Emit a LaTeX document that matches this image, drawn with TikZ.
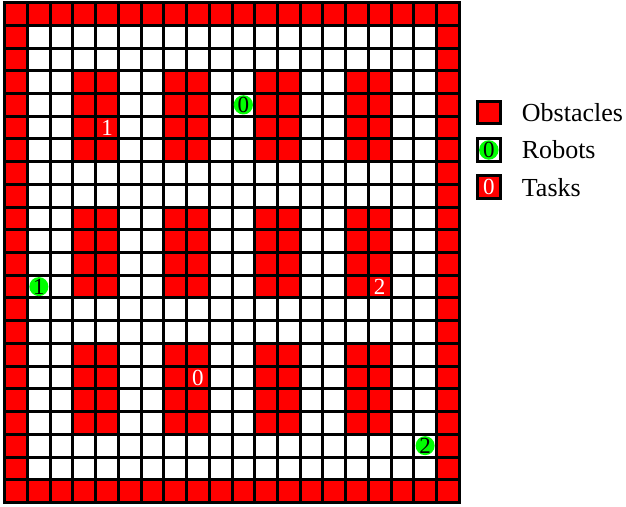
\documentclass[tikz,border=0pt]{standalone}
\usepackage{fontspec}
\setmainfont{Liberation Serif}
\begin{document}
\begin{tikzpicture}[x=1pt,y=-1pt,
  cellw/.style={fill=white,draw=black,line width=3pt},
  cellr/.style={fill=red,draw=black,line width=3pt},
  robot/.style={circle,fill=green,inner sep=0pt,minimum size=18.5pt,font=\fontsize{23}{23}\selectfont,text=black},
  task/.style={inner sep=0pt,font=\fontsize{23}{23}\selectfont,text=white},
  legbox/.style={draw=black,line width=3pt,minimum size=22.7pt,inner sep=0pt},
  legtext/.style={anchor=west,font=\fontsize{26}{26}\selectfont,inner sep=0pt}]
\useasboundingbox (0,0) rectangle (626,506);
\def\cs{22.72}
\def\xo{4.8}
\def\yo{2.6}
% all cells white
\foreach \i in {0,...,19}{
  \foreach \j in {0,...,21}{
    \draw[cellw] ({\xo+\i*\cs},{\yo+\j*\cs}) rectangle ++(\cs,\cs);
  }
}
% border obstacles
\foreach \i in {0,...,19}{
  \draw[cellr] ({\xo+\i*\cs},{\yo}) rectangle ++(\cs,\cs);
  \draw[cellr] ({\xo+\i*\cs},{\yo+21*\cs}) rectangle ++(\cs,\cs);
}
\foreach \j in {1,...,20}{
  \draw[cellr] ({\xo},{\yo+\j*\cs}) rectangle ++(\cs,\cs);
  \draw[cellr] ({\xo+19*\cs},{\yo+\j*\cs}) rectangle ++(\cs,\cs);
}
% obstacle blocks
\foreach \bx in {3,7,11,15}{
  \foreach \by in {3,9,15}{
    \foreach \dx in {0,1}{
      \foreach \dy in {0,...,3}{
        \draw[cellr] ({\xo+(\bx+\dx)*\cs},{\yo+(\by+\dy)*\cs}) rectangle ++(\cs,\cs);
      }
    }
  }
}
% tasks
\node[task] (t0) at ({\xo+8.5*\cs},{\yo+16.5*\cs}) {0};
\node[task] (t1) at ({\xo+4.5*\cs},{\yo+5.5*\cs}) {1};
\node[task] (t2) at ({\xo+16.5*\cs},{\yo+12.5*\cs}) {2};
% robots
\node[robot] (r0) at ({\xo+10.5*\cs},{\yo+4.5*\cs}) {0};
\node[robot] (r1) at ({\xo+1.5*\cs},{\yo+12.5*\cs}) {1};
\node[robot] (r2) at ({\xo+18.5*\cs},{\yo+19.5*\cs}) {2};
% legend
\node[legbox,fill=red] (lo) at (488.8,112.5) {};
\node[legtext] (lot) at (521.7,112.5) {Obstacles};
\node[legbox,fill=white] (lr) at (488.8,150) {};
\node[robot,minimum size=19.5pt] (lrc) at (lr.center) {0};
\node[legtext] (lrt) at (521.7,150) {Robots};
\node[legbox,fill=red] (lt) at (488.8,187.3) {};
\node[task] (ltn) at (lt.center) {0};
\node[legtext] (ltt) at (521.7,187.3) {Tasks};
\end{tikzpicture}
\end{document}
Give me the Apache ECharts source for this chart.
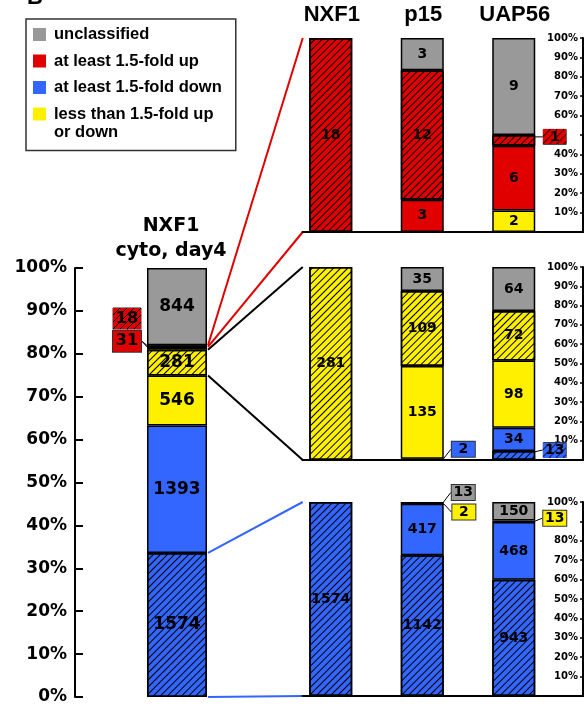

--*--

Pull out all lines of the data with the string "this".

Emit a LaTeX document that matches this image, drawn with TikZ.
Give me the Apache ECharts source for this chart.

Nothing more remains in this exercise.